Praktik tersebut semakin menguat pascakasus pembunuhan Brigadir Nofriansyah Yosua Hutabarat (Brigadir J) oleh mantan Kepala Divisi Profesi dan Pengamanan (Propam) Polri Ferdy Sambo. Dalam kasus itu, sejumlah perwira menengah hingga perwira tinggi sempat dijatuhi sanksi PTDH, namun kemudian batal setelah mengajukan banding.
“Demikian juga anggota-anggota yang telah mendapat hukuman demosi, kemudian diringankan, dan saat ini sudah kembali naik pangkat maupun jabatan,” ujar Sugeng, Rabu (30/12/2025).
Sugeng menilai ketidakseriusan reformasi kultural tersebut dipicu oleh praktik internal yang disebutnya sebagai silent blue code, yakni budaya saling melindungi antaranggota Polri yang mentoleransi pelanggaran etik maupun disiplin.
“Oleh karena itu, dengan adanya desakan Presiden Prabowo Subianto untuk melakukan reformasi Polri melalui pembentukan Komisi Percepatan Reformasi Polri yang diketuai Jimly Asshiddiqie, institusi Polri wajib menghentikan praktik impunitas dan silent blue code,” tegasnya.
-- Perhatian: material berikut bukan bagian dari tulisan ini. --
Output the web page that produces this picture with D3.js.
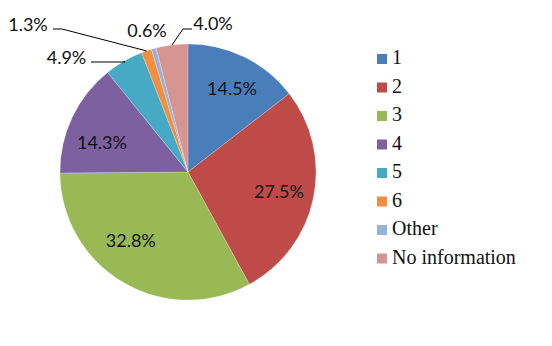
<!DOCTYPE html>
<html>
<head>
<meta charset="utf-8">
<script src="https://cdn.jsdelivr.net/npm/d3@7"></script>
<style>
  html, body { margin: 0; padding: 0; background: #fff; }
  svg { display: block; }
</style>
</head>
<body>
<svg id="chart" width="552" height="346"></svg>
<script>
// Share of cases by category (percent)
const categories = ["1", "2", "3", "4", "5", "6", "Other", "No information"];
const shares = [14.5, 27.5, 32.8, 14.3, 4.9, 1.3, 0.6, 4.0];
const valueLabels = ["14.5%", "27.5%", "32.8%", "14.3%", "4.9%", "1.3%", "0.6%", "4.0%"];
const colors = ["#4A7EBB", "#BE4B48", "#98B954", "#7D60A0", "#46AAC5", "#F38F40", "#97B3D9", "#D79592"];

const svg = d3.select("#chart");
const cx = 188, cy = 172, radius = 128;

const pie = d3.pie().sort(null).value(d => d.value);
const arcs = pie(categories.map((c, i) => ({ name: c, value: shares[i], label: valueLabels[i], color: colors[i] })));
const arc = d3.arc().innerRadius(0).outerRadius(radius);

const g = svg.append("g").attr("transform", `translate(${cx},${cy})`);

g.selectAll("path.slice")
  .data(arcs)
  .join("path")
  .attr("class", "slice")
  .attr("d", arc)
  .attr("fill", d => d.data.color)
  .attr("stroke", "#ffffff")
  .attr("stroke-opacity", 0.35)
  .attr("stroke-width", 0.6);

// Label placement: inside labels by polar offset (angle in degrees from 12 o'clock, radius in px);
// small slices get outside labels with leader lines to the slice's rim.
const labelFont = "Lato, 'Liberation Sans', sans-serif";
const inside = { 0: [27.6, 95], 1: [102, 93], 2: [220, 89], 3: [289, 91] };
const outside = {
  4: { x: 66.5, y: 57, line: [[91, 62], [125, 62]] },
  5: { x: 28, y: 24, line: [[53, 29], [62, 29]] },
  6: { x: 147, y: 30, line: null },
  7: { x: 213, y: 23, line: [[192, 29], [183, 29]] }
};

arcs.forEach((d, i) => {
  if (inside[i]) {
    const [deg, r] = inside[i];
    const a = deg * Math.PI / 180;
    g.append("text")
      .attr("x", r * Math.sin(a))
      .attr("y", -r * Math.cos(a))
      .attr("text-anchor", "middle")
      .attr("dominant-baseline", "central")
      .attr("font-family", labelFont)
      .attr("font-size", 18)
      .attr("fill", "#111")
      .text(d.data.label);
  } else {
    const o = outside[i];
    svg.append("text")
      .attr("x", o.x)
      .attr("y", o.y)
      .attr("text-anchor", "middle")
      .attr("dominant-baseline", "central")
      .attr("font-family", labelFont)
      .attr("font-size", 18)
      .attr("fill", "#111")
      .text(d.data.label);
    if (o.line) {
      const mid = (d.startAngle + d.endAngle) / 2;
      const rim = [cx + radius * Math.sin(mid), cy - radius * Math.cos(mid)];
      const pts = o.line.concat([rim]);
      svg.append("path")
        .attr("d", d3.line()(pts))
        .attr("fill", "none")
        .attr("stroke", "#000")
        .attr("stroke-width", 1);
    }
  }
});

// Legend
const legend = svg.append("g").attr("transform", "translate(377,54)");
const rowH = 28.5;
const items = legend.selectAll("g.item")
  .data(arcs)
  .join("g")
  .attr("class", "item")
  .attr("transform", (d, i) => `translate(0,${i * rowH})`);
items.append("rect")
  .attr("width", 10)
  .attr("height", 10)
  .attr("fill", d => d.data.color);
items.append("text")
  .attr("x", 15)
  .attr("y", 10)
  .attr("font-family", "'Liberation Serif', 'DejaVu Serif', serif")
  .attr("font-size", 20)
  .attr("fill", "#111")
  .text(d => d.data.name);
</script>
</body>
</html>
Menurut IPW, praktik tersebut berpotensi menggerus kepercayaan publik terhadap Polri yang seharusnya menjunjung tinggi nilai Tribrata dan Catur Prasetya sebagai pedoman moral dan etika profesi.
Sugeng menilai putusan banding KKEP kerap mengubah hukuman PTDH “seratus delapan puluh derajat” menjadi sekadar demosi. Akibatnya, hak-hak sebagai anggota Polri tetap melekat, meskipun pelanggaran yang dilakukan tergolong berat dan mencederai marwah institusi.
Salah satu contoh nyata, kata Sugeng, terjadi di Polresta Tangerang, di mana dua anggota yang terlibat kasus narkoba batal dipecat setelah mengajukan banding di Polda Banten. Putusan PTDH digantikan dengan sanksi demosi.
IPW juga mencatat, proses penanganan pelanggaran anggota Polri sering kali memakan waktu panjang dan hanya dipercepat jika kasus tersebut viral di media sosial. Dalam sejumlah kasus, hasil putusan banding KKEP bahkan tidak pernah dipublikasikan secara terbuka.
Oleh sebab itu, IPW mendorong Komisi III DPR RI untuk memanggil Kapolri guna membuka praktik impunitas dan silent blue code dalam tubuh Polri. Langkah tersebut dinilai penting sebagai bagian dari kerja Panitia Kerja (Panja) Reformasi Polri, Kejaksaan, dan Pengadilan.
“Keputusan PTDH sejatinya adalah wujud keseriusan Polri menjaga marwah institusi. Jika terus dibatalkan melalui banding, reformasi kultural hanya akan menjadi jargon,” pungkas Sugeng.